--- What you should do ---
Give the listing again exactly, omitting its images.

::: Data provided

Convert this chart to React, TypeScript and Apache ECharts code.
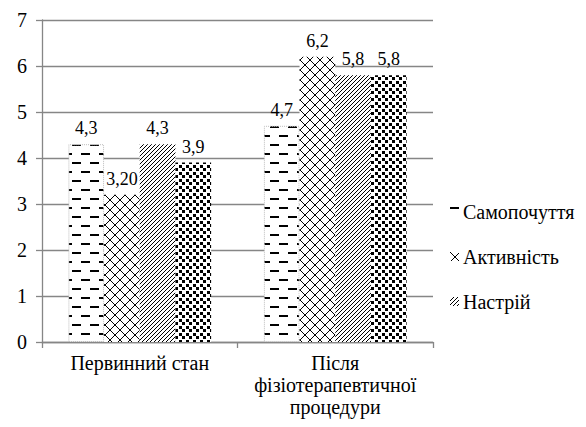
import React, { useEffect, useRef } from "react";
import * as echarts from "echarts";

const categories = ["Первинний стан", "Після\nфізіотерапевтичної\nпроцедури"];
const seriesNames = ["Самопочуття", "Активність", "Настрій", "Ряд4"];
const legendNames = ["Самопочуття", "Активність", "Настрій"];
const samopochuttya = [4.3, 4.7];
const aktyvnist = [3.2, 6.2];
const nastrii = [4.3, 5.8];
const riad4 = [3.9, 5.8];
const valueLabels = [
  ["4,3", "4,7"],
  ["3,20", "6,2"],
  ["4,3", "5,8"],
  ["3,9", "5,8"],
];
const yTicks = [0, 1, 2, 3, 4, 5, 6, 7];

const FONT = "Liberation Serif";

function makeCanvas(w: number, h: number, draw: (ctx: CanvasRenderingContext2D) => void) {
  const c = document.createElement("canvas");
  c.width = w;
  c.height = h;
  const ctx = c.getContext("2d")!;
  ctx.fillStyle = "#ffffff";
  ctx.fillRect(0, 0, w, h);
  ctx.fillStyle = "#000000";
  draw(ctx);
  return c;
}

function patterns() {
  const dashes = makeCanvas(18, 18, (ctx) => {
    ctx.fillRect(0, 0, 9, 2);
    ctx.fillRect(9, 9, 9, 2);
  });
  const diamond = makeCanvas(10, 10, (ctx) => {
    for (let i = 0; i < 10; i++) {
      ctx.fillRect(i, i, 1, 1);
      ctx.fillRect(9 - i, i, 1, 1);
    }
  });
  const diag = makeCanvas(4, 4, (ctx) => {
    for (let i = 0; i < 4; i++) {
      ctx.fillRect(3 - i, i, 1, 1);
    }
  });
  const confetti = makeCanvas(7, 7, (ctx) => {
    ctx.fillRect(0, 0, 3, 3);
    ctx.fillRect(4, 4, 3, 3);
  });
  return [dashes, diamond, diag, confetti].map((img) => ({
    image: img,
    repeat: "repeat",
  }));
}

function txt(text: string, x: number, y: number, size: number, align: string, valign: string, lineHeight?: number) {
  return {
    type: "text",
    x,
    y,
    style: {
      text,
      fontFamily: FONT,
      fontSize: size,
      fill: "#000",
      align,
      verticalAlign: valign,
      textAlign: align,
      textVerticalAlign: valign,
      lineHeight: lineHeight || size + 2,
    },
  };
}

export default function App() {
  const ref = useRef<HTMLDivElement>(null);
  useEffect(() => {
    if (!ref.current) return;
    const chart = echarts.init(ref.current, null, { renderer: "svg" });
    const pats = patterns();
    const dataSets = [samopochuttya, aktyvnist, nastrii, riad4];
    const option: any = {
      animation: false,
      textStyle: { fontFamily: FONT },
      grid: { left: 42, right: 153, top: 20, bottom: 85, containLabel: false },
      xAxis: {
        type: "category",
        data: categories,
        axisLine: { lineStyle: { color: "#868686", width: 1.3 } },
        axisTick: { show: true, length: 6, lineStyle: { color: "#868686", width: 1.3 } },
        axisLabel: { show: false },
      },
      yAxis: {
        type: "value",
        min: yTicks[0],
        max: yTicks[yTicks.length - 1],
        interval: 1,
        axisLine: { show: true, lineStyle: { color: "#868686", width: 1.3 } },
        axisTick: { show: true, length: 6, lineStyle: { color: "#868686", width: 1.3 } },
        splitLine: { lineStyle: { color: "#868686", width: 1.3 } },
        axisLabel: { show: false },
      },
      series: dataSets.map((d, si) => ({
        name: seriesNames[si],
        type: "bar",
        data: d,
        barGap: "0%",
        barCategoryGap: "27%",
        itemStyle: {
          color: pats[si],
          borderColor: si === 0 ? "#bbbbbb" : "transparent",
          borderWidth: si === 0 ? 1 : 0,
          borderType: "dotted",
        },
        label: { show: false },
      })),
    };
    chart.setOption(option);

    const graphics: any[] = [];
    yTicks.forEach((t) => {
      const p = chart.convertToPixel({ yAxisIndex: 0 }, t) as number;
      graphics.push(txt(String(t), 27, p, 20, "right", "middle"));
    });
    const axisY = chart.convertToPixel({ yAxisIndex: 0 }, yTicks[0]) as number;
    categories.forEach((c, i) => {
      const px = chart.convertToPixel({ xAxisIndex: 0 }, i) as number;
      graphics.push(txt(c, px, axisY + 10, 20, "center", "top", 22));
    });
    const model: any = (chart as any).getModel();
    dataSets.forEach((d, si) => {
      const data = model.getSeriesByIndex(si).getData();
      d.forEach((_v, di) => {
        const lay = data.getItemLayout(di);
        if (!lay) return;
        const top = Math.min(lay.y, lay.y + lay.height);
        graphics.push(txt(valueLabels[si][di], lay.x + lay.width / 2, top - 6, 18, "center", "bottom"));
      });
    });
    const gridTopY = chart.convertToPixel({ yAxisIndex: 0 }, yTicks[yTicks.length - 1]) as number;
    legendNames.forEach((n, i) => {
      const cy = gridTopY + 192 + i * 45;
      graphics.push({
        type: "rect",
        x: 450,
        y: cy - 5,
        shape: { x: 0, y: 0, width: 9, height: 9 },
        style: { fill: pats[i], stroke: null },
      });
      graphics.push(txt(n, 463, cy, 20, "left", "middle"));
    });
    chart.setOption({ graphic: graphics });
    return () => chart.dispose();
  }, []);
  return <div ref={ref} style={{ width: 586, height: 427, marginLeft: -8, marginTop: -8, background: "#fff" }} />;
}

::::::

--- Output of the exercise ---
Convert this chart to React, TypeScript and Apache ECharts code.
import React, { useEffect, useRef } from "react";
import * as echarts from "echarts";

const categories = ["Первинний стан", "Після\nфізіотерапевтичної\nпроцедури"];
const seriesNames = ["Самопочуття", "Активність", "Настрій", "Ряд4"];
const legendNames = ["Самопочуття", "Активність", "Настрій"];
const samopochuttya = [4.3, 4.7];
const aktyvnist = [3.2, 6.2];
const nastrii = [4.3, 5.8];
const riad4 = [3.9, 5.8];
const valueLabels = [
  ["4,3", "4,7"],
  ["3,20", "6,2"],
  ["4,3", "5,8"],
  ["3,9", "5,8"],
];
const yTicks = [0, 1, 2, 3, 4, 5, 6, 7];

const FONT = "Liberation Serif";

function makeCanvas(w: number, h: number, draw: (ctx: CanvasRenderingContext2D) => void) {
  const c = document.createElement("canvas");
  c.width = w;
  c.height = h;
  const ctx = c.getContext("2d")!;
  ctx.fillStyle = "#ffffff";
  ctx.fillRect(0, 0, w, h);
  ctx.fillStyle = "#000000";
  draw(ctx);
  return c;
}

function patterns() {
  const dashes = makeCanvas(18, 18, (ctx) => {
    ctx.fillRect(0, 0, 9, 2);
    ctx.fillRect(9, 9, 9, 2);
  });
  const diamond = makeCanvas(10, 10, (ctx) => {
    for (let i = 0; i < 10; i++) {
      ctx.fillRect(i, i, 1, 1);
      ctx.fillRect(9 - i, i, 1, 1);
    }
  });
  const diag = makeCanvas(4, 4, (ctx) => {
    for (let i = 0; i < 4; i++) {
      ctx.fillRect(3 - i, i, 1, 1);
    }
  });
  const confetti = makeCanvas(7, 7, (ctx) => {
    ctx.fillRect(0, 0, 3, 3);
    ctx.fillRect(4, 4, 3, 3);
  });
  return [dashes, diamond, diag, confetti].map((img) => ({
    image: img,
    repeat: "repeat",
  }));
}

function txt(text: string, x: number, y: number, size: number, align: string, valign: string, lineHeight?: number) {
  return {
    type: "text",
    x,
    y,
    style: {
      text,
      fontFamily: FONT,
      fontSize: size,
      fill: "#000",
      align,
      verticalAlign: valign,
      textAlign: align,
      textVerticalAlign: valign,
      lineHeight: lineHeight || size + 2,
    },
  };
}

export default function App() {
  const ref = useRef<HTMLDivElement>(null);
  useEffect(() => {
    if (!ref.current) return;
    const chart = echarts.init(ref.current, null, { renderer: "svg" });
    const pats = patterns();
    const dataSets = [samopochuttya, aktyvnist, nastrii, riad4];
    const option: any = {
      animation: false,
      textStyle: { fontFamily: FONT },
      grid: { left: 42, right: 153, top: 20, bottom: 85, containLabel: false },
      xAxis: {
        type: "category",
        data: categories,
        axisLine: { lineStyle: { color: "#868686", width: 1.3 } },
        axisTick: { show: true, length: 6, lineStyle: { color: "#868686", width: 1.3 } },
        axisLabel: { show: false },
      },
      yAxis: {
        type: "value",
        min: yTicks[0],
        max: yTicks[yTicks.length - 1],
        interval: 1,
        axisLine: { show: true, lineStyle: { color: "#868686", width: 1.3 } },
        axisTick: { show: true, length: 6, lineStyle: { color: "#868686", width: 1.3 } },
        splitLine: { lineStyle: { color: "#868686", width: 1.3 } },
        axisLabel: { show: false },
      },
      series: dataSets.map((d, si) => ({
        name: seriesNames[si],
        type: "bar",
        data: d,
        barGap: "0%",
        barCategoryGap: "27%",
        itemStyle: {
          color: pats[si],
          borderColor: si === 0 ? "#bbbbbb" : "transparent",
          borderWidth: si === 0 ? 1 : 0,
          borderType: "dotted",
        },
        label: { show: false },
      })),
    };
    chart.setOption(option);

    const graphics: any[] = [];
    yTicks.forEach((t) => {
      const p = chart.convertToPixel({ yAxisIndex: 0 }, t) as number;
      graphics.push(txt(String(t), 27, p, 20, "right", "middle"));
    });
    const axisY = chart.convertToPixel({ yAxisIndex: 0 }, yTicks[0]) as number;
    categories.forEach((c, i) => {
      const px = chart.convertToPixel({ xAxisIndex: 0 }, i) as number;
      graphics.push(txt(c, px, axisY + 10, 20, "center", "top", 22));
    });
    const model: any = (chart as any).getModel();
    dataSets.forEach((d, si) => {
      const data = model.getSeriesByIndex(si).getData();
      d.forEach((_v, di) => {
        const lay = data.getItemLayout(di);
        if (!lay) return;
        const top = Math.min(lay.y, lay.y + lay.height);
        graphics.push(txt(valueLabels[si][di], lay.x + lay.width / 2, top - 6, 18, "center", "bottom"));
      });
    });
    const gridTopY = chart.convertToPixel({ yAxisIndex: 0 }, yTicks[yTicks.length - 1]) as number;
    legendNames.forEach((n, i) => {
      const cy = gridTopY + 192 + i * 45;
      graphics.push({
        type: "rect",
        x: 450,
        y: cy - 5,
        shape: { x: 0, y: 0, width: 9, height: 9 },
        style: { fill: pats[i], stroke: null },
      });
      graphics.push(txt(n, 463, cy, 20, "left", "middle"));
    });
    chart.setOption({ graphic: graphics });
    return () => chart.dispose();
  }, []);
  return <div ref={ref} style={{ width: 586, height: 427, marginLeft: -8, marginTop: -8, background: "#fff" }} />;
}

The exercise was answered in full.